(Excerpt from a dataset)
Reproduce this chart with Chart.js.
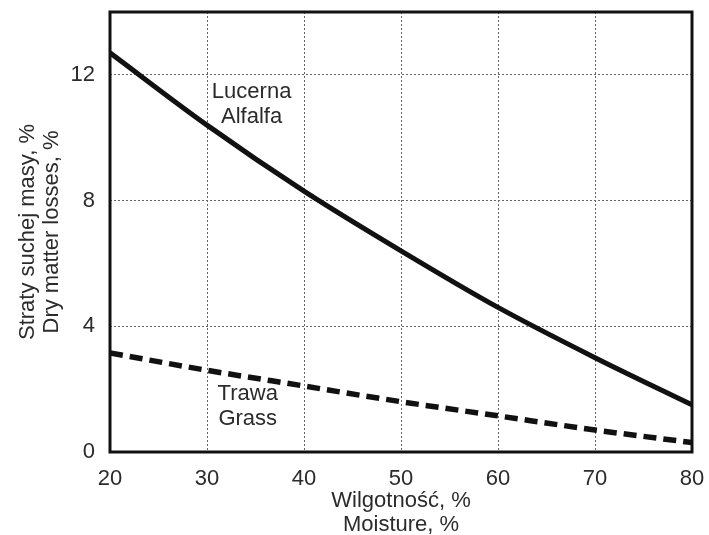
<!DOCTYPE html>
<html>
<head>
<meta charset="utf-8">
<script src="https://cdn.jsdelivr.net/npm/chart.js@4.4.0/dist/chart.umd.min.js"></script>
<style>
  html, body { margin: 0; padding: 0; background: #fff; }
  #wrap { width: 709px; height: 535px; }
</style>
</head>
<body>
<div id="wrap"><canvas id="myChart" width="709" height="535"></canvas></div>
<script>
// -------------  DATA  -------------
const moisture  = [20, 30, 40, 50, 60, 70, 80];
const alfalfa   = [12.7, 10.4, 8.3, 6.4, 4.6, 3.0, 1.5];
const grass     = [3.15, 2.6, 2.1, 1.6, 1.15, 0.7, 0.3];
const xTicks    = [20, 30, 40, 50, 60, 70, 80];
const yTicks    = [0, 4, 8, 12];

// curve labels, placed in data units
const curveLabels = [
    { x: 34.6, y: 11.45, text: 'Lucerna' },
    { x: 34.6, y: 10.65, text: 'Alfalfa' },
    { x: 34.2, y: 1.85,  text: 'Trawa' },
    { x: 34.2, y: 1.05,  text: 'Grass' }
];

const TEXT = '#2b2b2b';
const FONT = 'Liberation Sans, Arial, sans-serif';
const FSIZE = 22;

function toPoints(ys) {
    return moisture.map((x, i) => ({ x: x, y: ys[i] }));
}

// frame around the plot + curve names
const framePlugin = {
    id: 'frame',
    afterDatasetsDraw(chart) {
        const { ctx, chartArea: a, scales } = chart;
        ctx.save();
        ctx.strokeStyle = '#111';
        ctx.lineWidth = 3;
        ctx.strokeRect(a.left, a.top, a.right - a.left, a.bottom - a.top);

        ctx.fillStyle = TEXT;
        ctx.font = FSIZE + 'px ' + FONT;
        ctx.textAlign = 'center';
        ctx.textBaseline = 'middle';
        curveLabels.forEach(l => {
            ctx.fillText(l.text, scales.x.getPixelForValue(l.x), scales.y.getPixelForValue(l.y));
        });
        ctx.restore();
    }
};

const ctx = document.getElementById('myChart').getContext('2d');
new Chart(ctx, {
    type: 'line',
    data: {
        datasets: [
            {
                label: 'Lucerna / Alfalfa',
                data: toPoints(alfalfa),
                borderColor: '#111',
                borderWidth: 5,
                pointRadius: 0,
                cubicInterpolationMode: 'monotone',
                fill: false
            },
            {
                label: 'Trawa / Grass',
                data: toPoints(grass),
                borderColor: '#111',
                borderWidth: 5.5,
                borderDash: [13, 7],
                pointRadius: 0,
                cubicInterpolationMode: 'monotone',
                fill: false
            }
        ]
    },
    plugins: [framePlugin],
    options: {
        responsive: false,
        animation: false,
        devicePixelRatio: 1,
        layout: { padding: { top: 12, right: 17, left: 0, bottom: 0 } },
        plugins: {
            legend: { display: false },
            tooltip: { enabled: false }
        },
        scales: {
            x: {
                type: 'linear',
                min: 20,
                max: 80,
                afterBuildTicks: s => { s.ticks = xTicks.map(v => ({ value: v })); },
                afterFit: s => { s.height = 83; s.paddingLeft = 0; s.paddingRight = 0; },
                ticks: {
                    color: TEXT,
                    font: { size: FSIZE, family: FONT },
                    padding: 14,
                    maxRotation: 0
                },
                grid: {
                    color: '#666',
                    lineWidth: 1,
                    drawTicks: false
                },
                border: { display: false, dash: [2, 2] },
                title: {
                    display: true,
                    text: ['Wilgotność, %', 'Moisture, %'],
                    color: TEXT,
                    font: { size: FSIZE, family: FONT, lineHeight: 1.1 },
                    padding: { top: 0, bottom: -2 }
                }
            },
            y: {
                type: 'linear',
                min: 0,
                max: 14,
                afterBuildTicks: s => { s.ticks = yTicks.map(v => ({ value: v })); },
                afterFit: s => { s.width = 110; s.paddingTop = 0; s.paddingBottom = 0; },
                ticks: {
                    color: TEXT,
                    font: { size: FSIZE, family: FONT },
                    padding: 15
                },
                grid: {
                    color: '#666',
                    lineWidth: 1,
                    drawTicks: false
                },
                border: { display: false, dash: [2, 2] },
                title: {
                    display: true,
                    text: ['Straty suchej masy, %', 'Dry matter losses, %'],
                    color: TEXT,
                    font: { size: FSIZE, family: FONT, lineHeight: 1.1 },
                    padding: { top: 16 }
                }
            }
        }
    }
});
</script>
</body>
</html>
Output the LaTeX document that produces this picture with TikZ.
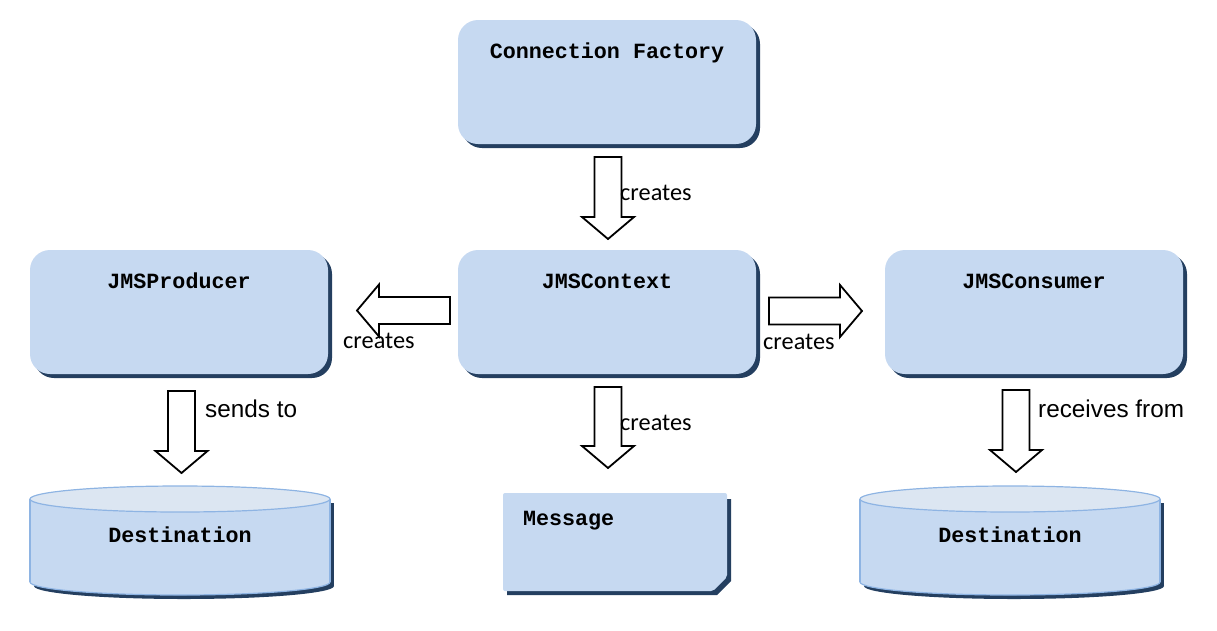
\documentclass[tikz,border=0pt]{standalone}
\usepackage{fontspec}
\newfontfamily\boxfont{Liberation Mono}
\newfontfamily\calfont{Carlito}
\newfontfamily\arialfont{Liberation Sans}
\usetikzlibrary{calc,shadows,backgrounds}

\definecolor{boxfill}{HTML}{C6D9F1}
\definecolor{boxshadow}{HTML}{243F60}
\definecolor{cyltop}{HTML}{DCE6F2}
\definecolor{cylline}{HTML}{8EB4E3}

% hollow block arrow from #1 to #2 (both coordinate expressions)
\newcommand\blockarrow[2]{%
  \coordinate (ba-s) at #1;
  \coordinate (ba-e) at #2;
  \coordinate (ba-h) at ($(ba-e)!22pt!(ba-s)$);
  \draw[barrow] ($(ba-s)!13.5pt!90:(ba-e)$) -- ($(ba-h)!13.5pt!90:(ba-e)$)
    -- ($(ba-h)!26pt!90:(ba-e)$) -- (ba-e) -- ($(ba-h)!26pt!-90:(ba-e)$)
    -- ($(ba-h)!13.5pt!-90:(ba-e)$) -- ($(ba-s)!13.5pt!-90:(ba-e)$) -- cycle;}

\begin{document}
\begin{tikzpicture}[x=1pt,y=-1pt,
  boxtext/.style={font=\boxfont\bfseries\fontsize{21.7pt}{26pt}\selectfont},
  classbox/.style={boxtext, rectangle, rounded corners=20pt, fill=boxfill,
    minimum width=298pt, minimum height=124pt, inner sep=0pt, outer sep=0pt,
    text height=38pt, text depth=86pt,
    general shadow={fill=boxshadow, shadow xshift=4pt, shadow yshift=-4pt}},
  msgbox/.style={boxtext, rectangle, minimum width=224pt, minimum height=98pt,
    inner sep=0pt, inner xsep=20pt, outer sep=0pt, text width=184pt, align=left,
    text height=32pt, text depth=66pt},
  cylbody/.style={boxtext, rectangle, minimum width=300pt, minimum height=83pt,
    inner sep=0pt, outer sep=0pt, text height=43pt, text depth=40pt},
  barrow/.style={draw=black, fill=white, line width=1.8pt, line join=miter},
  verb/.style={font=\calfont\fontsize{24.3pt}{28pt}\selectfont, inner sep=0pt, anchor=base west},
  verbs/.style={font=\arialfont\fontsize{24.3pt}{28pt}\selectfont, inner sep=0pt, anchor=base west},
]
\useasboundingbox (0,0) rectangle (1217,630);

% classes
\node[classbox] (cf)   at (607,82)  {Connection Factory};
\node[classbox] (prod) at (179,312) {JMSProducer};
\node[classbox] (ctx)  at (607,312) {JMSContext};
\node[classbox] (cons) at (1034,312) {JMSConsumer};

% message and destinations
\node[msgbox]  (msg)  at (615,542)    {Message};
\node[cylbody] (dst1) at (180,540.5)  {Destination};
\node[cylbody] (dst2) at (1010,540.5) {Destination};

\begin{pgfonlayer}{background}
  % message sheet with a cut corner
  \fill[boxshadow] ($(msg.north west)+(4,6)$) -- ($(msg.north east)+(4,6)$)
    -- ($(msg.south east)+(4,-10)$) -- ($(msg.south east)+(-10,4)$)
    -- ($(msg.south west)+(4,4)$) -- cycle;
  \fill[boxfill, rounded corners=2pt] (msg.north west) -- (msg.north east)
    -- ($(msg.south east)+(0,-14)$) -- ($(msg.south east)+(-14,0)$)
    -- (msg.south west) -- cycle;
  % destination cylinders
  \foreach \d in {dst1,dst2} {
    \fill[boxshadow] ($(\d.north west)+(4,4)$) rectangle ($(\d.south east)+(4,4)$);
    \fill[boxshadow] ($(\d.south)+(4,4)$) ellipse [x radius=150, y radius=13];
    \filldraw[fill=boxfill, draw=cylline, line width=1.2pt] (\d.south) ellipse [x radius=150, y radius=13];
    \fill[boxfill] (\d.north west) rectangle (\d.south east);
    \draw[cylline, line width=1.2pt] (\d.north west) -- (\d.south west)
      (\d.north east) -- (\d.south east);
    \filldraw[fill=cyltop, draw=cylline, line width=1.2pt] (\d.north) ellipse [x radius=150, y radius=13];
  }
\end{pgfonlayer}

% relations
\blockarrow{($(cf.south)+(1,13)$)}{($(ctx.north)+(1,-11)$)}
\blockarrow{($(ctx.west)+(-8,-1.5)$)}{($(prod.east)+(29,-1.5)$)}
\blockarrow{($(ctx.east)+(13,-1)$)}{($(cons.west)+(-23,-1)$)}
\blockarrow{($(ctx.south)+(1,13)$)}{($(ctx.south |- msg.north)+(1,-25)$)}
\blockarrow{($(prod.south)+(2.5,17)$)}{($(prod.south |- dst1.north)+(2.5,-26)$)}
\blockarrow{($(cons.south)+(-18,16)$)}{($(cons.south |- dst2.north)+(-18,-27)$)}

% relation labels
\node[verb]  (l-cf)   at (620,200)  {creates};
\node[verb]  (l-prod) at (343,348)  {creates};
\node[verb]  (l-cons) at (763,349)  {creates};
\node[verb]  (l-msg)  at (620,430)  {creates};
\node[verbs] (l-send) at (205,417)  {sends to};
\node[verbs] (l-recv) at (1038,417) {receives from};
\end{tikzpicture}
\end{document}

* **TO BE DONE**:
Word for word, restate the lines beginning with the one that has "Output the LaTeX" and ending with the one that has "-- ($(ba-h)!13.5pt!-90:(ba-e)$) -- ($(ba-s)!13.5pt!-90:(ba-e)$)". Keep both ends and skip any pictures.

* **WRITTEN SOLUTION**:
Output the LaTeX document that produces this picture with TikZ.
\documentclass[tikz,border=0pt]{standalone}
\usepackage{fontspec}
\newfontfamily\boxfont{Liberation Mono}
\newfontfamily\calfont{Carlito}
\newfontfamily\arialfont{Liberation Sans}
\usetikzlibrary{calc,shadows,backgrounds}

\definecolor{boxfill}{HTML}{C6D9F1}
\definecolor{boxshadow}{HTML}{243F60}
\definecolor{cyltop}{HTML}{DCE6F2}
\definecolor{cylline}{HTML}{8EB4E3}

% hollow block arrow from #1 to #2 (both coordinate expressions)
\newcommand\blockarrow[2]{%
  \coordinate (ba-s) at #1;
  \coordinate (ba-e) at #2;
  \coordinate (ba-h) at ($(ba-e)!22pt!(ba-s)$);
  \draw[barrow] ($(ba-s)!13.5pt!90:(ba-e)$) -- ($(ba-h)!13.5pt!90:(ba-e)$)
    -- ($(ba-h)!26pt!90:(ba-e)$) -- (ba-e) -- ($(ba-h)!26pt!-90:(ba-e)$)
    -- ($(ba-h)!13.5pt!-90:(ba-e)$) -- ($(ba-s)!13.5pt!-90:(ba-e)$) -- cycle;}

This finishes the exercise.